Van Morrison (8), d’une bluette une tempête

Rédigé par Rock critique / 05 janvier 2016 /

Old Van est l'un des rares à avoir connu plus d'une période faste. Il y a naturellement celle qui court d'Astral Weeks (1968) à Veedon Fleece (1974), et là personne ne vous contredira.

S'ensuivit un deuxième cycle entamé par le trop bien nommé A period of transition (1977). Morrison n'est pas du genre à tourner autour du pot : quand transition il y a, ça fait un titre d'album. L'ennui, c'est que ladite période a étiré ses digressions scientologiques et retours mystiques sur une décennie. Avec naturellement des éclats, et même un net regain de forme sur la fin (A sense of wonder, No guru…), mais un grand creux au milieu.

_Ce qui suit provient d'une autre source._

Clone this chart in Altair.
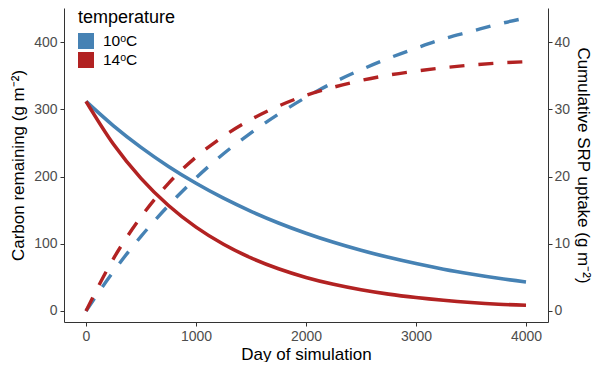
import altair as alt
import pandas as pd

days = [0, 250, 500, 750, 1000, 1250, 1500, 1750, 2000, 2250, 2500, 2750, 3000, 3250, 3500, 3750, 4000]
carbon_10 = [312, 275.6, 243.5, 215.1, 190.0, 167.8, 148.3, 131.0, 115.7, 102.2, 90.3, 79.8, 70.5, 62.2, 55.0, 48.6, 43.2]
carbon_14 = [312, 248.1, 197.4, 157.0, 124.8, 99.3, 79.0, 62.8, 49.9, 39.7, 31.6, 25.1, 20.0, 15.9, 12.6, 10.1, 8.5]
uptake_10 = [0, 5.9, 11.1, 15.7, 19.8, 23.4, 26.5, 29.3, 31.8, 34.0, 35.9, 37.6, 39.1, 40.5, 41.6, 42.7, 43.6]
uptake_14 = [0, 7.8, 14.0, 19.0, 22.9, 26.0, 28.5, 30.5, 32.1, 33.3, 34.3, 35.1, 35.7, 36.2, 36.6, 36.9, 37.1]
temps = ["10ᵒC", "14ᵒC"]
colors = ["#4682B4", "#B22222"]
x_ticks = [0, 1000, 2000, 3000, 4000]
left_ticks = [0, 100, 200, 300, 400]
right_ticks = [0, 10, 20, 30, 40]

n = len(days)
carbon = pd.DataFrame({
    "day": days * 2,
    "carbon": carbon_10 + carbon_14,
    "temperature": [temps[0]] * n + [temps[1]] * n,
})
uptake = pd.DataFrame({
    "day": days * 2,
    "uptake": uptake_10 + uptake_14,
    "temperature": [temps[0]] * n + [temps[1]] * n,
})

color_scale = alt.Scale(domain=temps, range=colors)
legend = alt.Legend(
    title="temperature", orient="none", legendX=14, legendY=1,
    symbolType="square", symbolSize=256, symbolOpacity=1, symbolStrokeWidth=0,
    titleFontSize=18, titleFontWeight="normal", titleColor="black",
    labelFontSize=15.5, labelColor="black", rowPadding=2, titlePadding=6,
    labelOffset=9, padding=0,
)
color_enc = alt.Color("temperature:N", scale=color_scale, legend=legend)

x_enc = alt.X(
    "day:Q",
    scale=alt.Scale(domain=[-200, 4200], nice=False, zero=False),
    axis=alt.Axis(values=x_ticks, format="d", title="Day of simulation", titlePadding=3),
)
y_left = alt.Y(
    "carbon:Q",
    scale=alt.Scale(domain=[-16.4, 450.9], nice=False, zero=False),
    axis=alt.Axis(values=left_ticks, title="Carbon remaining (g m⁻²)", titlePadding=6),
)
y_right = alt.Y(
    "uptake:Q",
    scale=alt.Scale(domain=[-1.64, 45.09], nice=False, zero=False),
    axis=alt.Axis(values=right_ticks, orient="right", title="Cumulative SRP uptake (g m⁻²)",
                  titlePadding=4, labelPadding=2),
)

squares = alt.Chart(carbon).mark_square(opacity=0, size=10, filled=True).encode(
    x=x_enc,
    y=y_left,
    color=color_enc,
)

solid = alt.Chart(carbon).mark_line(strokeWidth=3.6, interpolate="monotone").encode(
    x=x_enc,
    y=y_left,
    color=color_enc,
    order="day:Q",
)

dashed = alt.Chart(uptake).mark_line(strokeWidth=3.4, strokeDash=[15, 14], interpolate="monotone").encode(
    x=x_enc,
    y=y_right,
    color=color_enc,
    order="day:Q",
)

chart = alt.layer(alt.layer(squares, solid), dashed).resolve_scale(y="independent").properties(
    width=484,
    height=314,
    autosize=alt.AutoSizeParams(type="none"),
    padding={"left": 56, "top": 0, "right": 44, "bottom": 40},
).configure(font="Liberation Sans").configure_view(stroke=None).configure_axis(
    grid=False,
    labelColor="#4D4D4D",
    labelFontSize=14,
    titleFontSize=17,
    titleFontWeight="normal",
    titleColor="black",
    domainColor="#333333",
    tickColor="#333333",
    tickSize=4,
    labelPadding=3,
)

chart.save("out.html", embed_options={"renderer": "svg", "actions": False})
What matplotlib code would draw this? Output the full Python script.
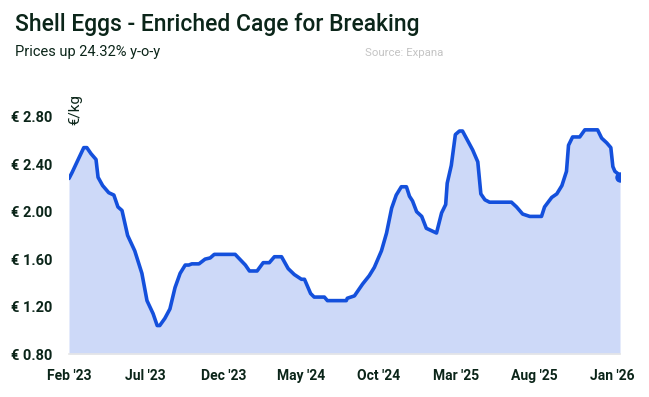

Si la jouvence celtique de Irish Heartbeat a fait l'effet d'un starter, l'observateur un peu distant pouvait croire à une rechute new age au vu de la pochette d'Avalon Sunset – un cygne flottant sur de la marmelade. Et puis l'affaire démarrait un pied dans le bénitier avec Whenever God shines his light, entonné en duo avec Cliff Richard, ce has-been confit. Aucun rock critic digne de ce nom ne pouvait donner dans un panneau pareil.

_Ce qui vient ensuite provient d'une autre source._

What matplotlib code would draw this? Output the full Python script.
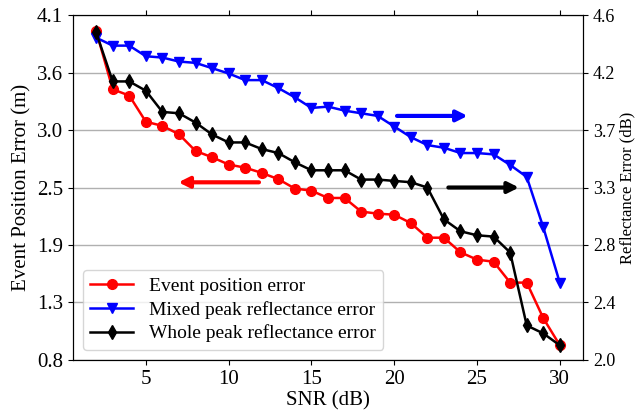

Cela tombait bien, en 1989, je me sentais beaucoup moins rock critic. L'aspect gospel de la chose n'était pas un problème – il n'en avait jamais été un pour les fans de soul avec Sam Cooke ou Al Green. Un esprit soufflait sur Avalon Sunset et c'était celui d'une symphonie. Il suffisait de ne pas le dire trop fort. Quand un rocker annonce la couleur symphonique, ça rate en général. Les seules vraies symphonies pop le sont incognito. Have I told you lately, qui n'est pas la reprise d'un tube country d'Elvis, serait peut-être indigeste avec la voix d'un autre, et les fioritures du pianiste achèveraient l'auditeur le plus indulgent.

Mais d'une, c'est Van qui bronche et fait d'une bluette une tempête. De deux, l'ampleur des cordes (lyriques) emporte encore plus loin le morceau. A qui s'adresse le « you », à Dieu ou aux seins d'une de ses créatures, c'est une autre histoire et elle ne nous regarde pas.